### Task statement
Using the listing below, give again exactly the lines from the line with "Write the matplotlib code for this chart." to the line with "import matplotlib.pyplot as plt", inclusive, without the pictures.

### Exercise data
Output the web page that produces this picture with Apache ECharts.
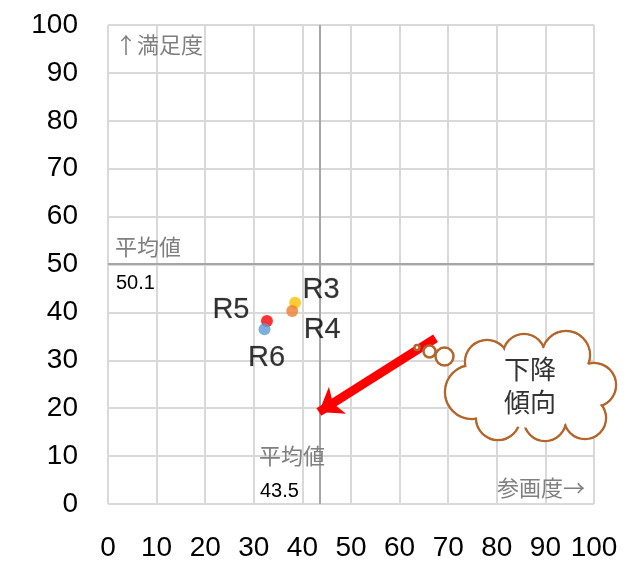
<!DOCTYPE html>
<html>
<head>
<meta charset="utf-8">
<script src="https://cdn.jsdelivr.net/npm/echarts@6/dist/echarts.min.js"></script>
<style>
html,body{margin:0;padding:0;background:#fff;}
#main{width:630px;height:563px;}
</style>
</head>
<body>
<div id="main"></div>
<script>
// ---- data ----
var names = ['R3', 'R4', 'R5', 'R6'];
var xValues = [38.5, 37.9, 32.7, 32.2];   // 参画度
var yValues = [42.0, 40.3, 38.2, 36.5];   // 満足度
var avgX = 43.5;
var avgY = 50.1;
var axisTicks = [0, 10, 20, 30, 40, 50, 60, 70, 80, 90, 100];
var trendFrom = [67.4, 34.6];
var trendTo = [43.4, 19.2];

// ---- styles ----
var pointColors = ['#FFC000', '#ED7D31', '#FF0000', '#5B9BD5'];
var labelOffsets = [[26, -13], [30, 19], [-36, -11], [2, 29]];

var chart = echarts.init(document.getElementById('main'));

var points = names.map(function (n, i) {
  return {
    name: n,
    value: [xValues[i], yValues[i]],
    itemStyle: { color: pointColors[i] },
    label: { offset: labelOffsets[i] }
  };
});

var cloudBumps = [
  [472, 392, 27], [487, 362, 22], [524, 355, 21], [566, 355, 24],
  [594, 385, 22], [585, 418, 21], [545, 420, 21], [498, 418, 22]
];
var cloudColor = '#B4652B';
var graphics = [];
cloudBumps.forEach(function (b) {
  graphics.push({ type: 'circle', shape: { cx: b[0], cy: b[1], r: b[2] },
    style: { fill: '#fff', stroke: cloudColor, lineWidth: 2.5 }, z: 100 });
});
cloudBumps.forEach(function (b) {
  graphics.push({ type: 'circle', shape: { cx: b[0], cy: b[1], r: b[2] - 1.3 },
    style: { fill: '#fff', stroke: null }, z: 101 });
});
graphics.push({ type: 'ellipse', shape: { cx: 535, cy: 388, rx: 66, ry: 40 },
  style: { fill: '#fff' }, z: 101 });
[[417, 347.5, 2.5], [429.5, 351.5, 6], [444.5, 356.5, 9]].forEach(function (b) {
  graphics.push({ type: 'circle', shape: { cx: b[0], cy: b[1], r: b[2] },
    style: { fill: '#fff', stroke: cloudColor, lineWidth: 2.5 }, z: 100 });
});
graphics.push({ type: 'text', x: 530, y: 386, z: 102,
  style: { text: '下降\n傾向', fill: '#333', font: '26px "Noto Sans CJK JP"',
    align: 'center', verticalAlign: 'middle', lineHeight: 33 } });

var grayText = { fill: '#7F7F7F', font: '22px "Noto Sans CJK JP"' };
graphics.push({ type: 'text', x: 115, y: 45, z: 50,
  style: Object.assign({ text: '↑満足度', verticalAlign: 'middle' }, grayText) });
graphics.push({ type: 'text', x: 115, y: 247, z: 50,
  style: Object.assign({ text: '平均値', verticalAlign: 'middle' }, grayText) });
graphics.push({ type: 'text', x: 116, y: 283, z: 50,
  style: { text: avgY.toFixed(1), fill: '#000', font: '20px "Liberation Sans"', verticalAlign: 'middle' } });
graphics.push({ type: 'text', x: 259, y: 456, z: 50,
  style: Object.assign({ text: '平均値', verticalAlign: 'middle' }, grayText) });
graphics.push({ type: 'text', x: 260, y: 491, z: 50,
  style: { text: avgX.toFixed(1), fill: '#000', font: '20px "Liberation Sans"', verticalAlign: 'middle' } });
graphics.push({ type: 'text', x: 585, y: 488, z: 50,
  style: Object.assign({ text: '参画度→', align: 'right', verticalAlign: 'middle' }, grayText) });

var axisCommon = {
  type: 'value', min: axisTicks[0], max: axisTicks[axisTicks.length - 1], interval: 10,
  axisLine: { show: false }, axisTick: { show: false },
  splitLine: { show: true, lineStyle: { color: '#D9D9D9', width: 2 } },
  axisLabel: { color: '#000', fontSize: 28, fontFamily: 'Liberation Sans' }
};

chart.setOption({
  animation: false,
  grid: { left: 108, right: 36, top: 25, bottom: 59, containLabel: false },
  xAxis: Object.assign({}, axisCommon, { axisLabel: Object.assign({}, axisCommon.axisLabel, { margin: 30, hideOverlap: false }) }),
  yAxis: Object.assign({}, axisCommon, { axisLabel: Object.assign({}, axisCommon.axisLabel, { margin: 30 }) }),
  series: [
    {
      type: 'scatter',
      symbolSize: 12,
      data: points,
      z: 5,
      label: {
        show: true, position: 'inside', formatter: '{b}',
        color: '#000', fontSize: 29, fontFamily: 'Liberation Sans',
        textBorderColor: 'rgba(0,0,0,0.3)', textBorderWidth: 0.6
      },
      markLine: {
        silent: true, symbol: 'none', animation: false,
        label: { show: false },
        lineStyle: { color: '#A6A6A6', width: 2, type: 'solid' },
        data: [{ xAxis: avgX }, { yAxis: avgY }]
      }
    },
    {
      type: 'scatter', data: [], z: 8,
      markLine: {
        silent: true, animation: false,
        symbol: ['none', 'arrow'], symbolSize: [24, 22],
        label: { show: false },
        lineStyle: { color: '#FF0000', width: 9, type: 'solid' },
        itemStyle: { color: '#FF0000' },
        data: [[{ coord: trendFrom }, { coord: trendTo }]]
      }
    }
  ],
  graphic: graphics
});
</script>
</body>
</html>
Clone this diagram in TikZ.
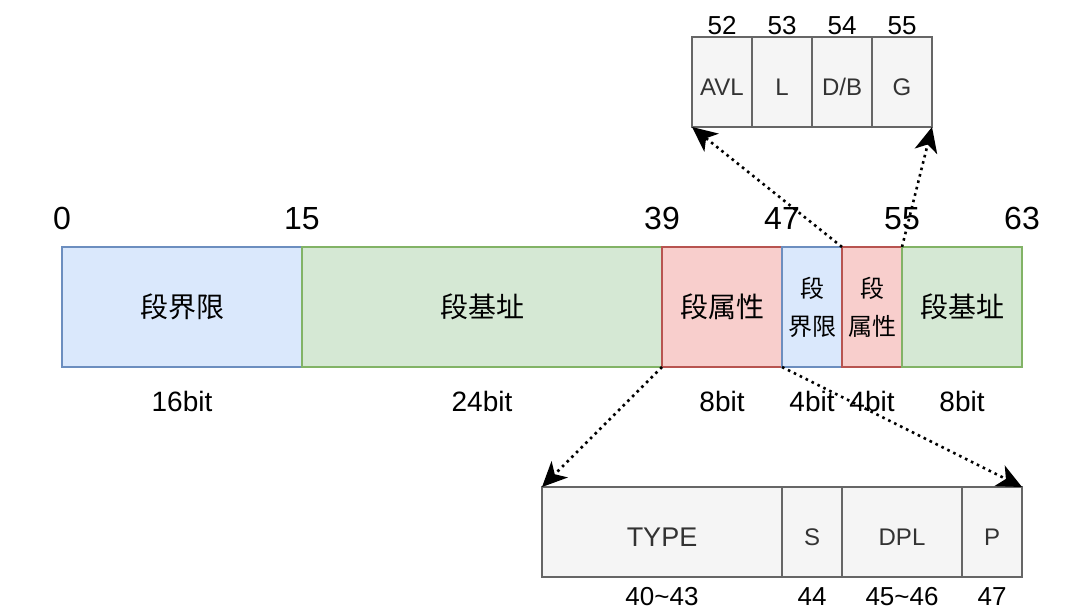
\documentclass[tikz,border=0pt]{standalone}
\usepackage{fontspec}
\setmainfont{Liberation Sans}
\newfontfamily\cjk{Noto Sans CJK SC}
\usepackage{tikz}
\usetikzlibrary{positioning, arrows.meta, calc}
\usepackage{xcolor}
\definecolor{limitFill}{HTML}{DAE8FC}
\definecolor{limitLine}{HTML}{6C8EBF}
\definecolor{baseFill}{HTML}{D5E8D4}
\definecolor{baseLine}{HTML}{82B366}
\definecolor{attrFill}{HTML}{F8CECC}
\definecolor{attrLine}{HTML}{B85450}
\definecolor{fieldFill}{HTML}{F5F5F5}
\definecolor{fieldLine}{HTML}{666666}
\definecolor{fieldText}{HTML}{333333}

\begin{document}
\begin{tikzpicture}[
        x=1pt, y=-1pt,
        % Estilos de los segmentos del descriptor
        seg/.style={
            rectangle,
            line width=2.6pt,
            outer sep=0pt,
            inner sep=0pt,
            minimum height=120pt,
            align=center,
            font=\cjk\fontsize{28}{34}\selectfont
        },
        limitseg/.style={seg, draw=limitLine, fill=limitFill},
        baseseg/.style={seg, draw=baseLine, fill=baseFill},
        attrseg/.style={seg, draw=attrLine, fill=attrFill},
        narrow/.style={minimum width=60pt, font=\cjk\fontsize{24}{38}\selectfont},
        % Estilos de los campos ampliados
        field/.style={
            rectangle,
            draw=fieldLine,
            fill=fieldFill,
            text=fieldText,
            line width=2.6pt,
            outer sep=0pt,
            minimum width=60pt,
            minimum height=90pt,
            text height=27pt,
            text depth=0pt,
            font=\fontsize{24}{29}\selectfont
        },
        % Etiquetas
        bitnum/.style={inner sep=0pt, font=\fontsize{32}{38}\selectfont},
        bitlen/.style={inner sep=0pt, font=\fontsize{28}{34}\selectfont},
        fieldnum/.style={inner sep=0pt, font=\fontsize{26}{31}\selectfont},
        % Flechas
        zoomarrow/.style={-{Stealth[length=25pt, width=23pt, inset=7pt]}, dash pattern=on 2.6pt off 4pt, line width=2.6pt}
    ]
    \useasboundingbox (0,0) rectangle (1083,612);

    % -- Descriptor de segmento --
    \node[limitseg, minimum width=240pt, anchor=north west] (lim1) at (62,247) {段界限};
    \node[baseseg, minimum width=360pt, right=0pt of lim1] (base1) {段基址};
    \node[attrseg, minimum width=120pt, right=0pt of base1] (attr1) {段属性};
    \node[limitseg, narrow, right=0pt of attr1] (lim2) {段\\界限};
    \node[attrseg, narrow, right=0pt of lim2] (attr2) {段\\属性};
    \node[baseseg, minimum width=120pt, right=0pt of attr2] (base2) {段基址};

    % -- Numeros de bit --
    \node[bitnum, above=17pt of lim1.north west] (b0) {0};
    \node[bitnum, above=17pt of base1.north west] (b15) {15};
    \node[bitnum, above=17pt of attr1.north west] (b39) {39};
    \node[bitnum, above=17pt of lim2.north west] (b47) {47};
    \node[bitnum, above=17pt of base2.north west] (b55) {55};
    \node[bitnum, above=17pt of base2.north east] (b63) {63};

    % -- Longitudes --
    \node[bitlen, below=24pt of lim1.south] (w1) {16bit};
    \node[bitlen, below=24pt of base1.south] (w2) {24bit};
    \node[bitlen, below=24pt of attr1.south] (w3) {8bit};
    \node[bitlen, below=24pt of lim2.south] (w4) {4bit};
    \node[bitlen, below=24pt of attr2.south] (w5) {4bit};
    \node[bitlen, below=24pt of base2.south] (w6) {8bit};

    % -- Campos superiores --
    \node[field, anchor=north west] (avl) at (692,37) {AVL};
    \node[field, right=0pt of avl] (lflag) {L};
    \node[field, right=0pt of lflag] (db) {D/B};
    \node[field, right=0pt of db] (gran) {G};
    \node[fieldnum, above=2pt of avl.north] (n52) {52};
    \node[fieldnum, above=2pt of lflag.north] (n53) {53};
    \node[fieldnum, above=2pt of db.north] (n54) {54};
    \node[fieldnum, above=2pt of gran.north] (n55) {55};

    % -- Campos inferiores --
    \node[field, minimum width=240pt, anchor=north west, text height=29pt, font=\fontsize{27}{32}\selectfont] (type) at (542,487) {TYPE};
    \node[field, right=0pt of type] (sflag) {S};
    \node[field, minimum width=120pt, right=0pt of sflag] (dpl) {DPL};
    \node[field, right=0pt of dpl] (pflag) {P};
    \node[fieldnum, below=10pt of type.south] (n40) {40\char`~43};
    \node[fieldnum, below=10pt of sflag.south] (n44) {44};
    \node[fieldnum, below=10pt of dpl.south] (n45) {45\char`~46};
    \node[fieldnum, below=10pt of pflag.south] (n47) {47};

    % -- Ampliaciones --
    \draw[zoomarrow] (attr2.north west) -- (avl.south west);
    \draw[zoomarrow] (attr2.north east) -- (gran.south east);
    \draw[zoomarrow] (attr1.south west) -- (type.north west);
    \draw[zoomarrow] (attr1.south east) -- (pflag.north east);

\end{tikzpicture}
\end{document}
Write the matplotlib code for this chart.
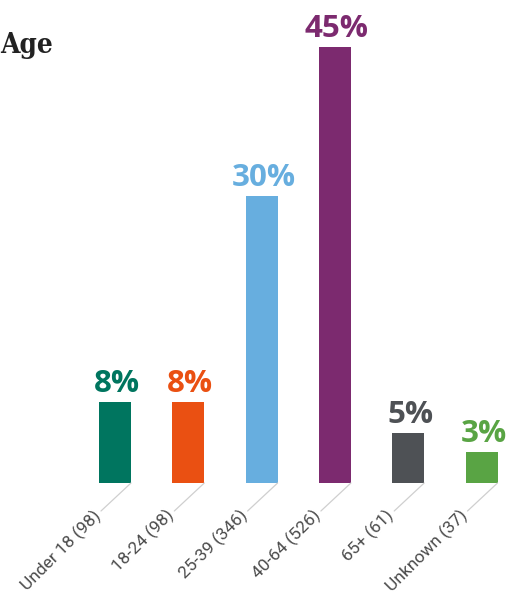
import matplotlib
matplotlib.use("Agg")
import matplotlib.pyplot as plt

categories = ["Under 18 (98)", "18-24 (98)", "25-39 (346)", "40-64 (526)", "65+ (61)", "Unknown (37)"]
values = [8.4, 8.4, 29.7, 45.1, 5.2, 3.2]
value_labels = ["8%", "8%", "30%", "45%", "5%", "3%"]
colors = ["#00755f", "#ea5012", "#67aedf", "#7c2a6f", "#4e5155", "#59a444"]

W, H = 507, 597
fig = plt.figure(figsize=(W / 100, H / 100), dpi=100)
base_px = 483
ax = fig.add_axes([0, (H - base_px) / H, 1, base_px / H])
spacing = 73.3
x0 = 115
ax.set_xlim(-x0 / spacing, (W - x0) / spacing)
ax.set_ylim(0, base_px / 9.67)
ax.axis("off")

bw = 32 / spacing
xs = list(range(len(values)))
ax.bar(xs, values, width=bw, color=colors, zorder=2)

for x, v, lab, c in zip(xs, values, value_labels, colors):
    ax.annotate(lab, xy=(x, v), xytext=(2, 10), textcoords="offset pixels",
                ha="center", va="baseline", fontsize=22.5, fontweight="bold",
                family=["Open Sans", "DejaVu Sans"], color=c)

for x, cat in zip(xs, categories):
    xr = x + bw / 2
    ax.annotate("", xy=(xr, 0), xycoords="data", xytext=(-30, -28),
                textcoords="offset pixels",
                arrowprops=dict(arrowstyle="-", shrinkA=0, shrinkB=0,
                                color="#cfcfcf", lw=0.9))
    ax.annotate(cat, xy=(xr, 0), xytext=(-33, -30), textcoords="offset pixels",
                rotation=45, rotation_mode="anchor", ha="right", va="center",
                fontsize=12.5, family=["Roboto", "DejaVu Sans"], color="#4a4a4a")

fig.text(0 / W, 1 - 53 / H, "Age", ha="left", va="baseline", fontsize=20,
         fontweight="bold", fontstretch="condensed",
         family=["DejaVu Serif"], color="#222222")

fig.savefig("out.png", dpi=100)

### Expected answer
Write the matplotlib code for this chart.
import matplotlib
matplotlib.use("Agg")
import matplotlib.pyplot as plt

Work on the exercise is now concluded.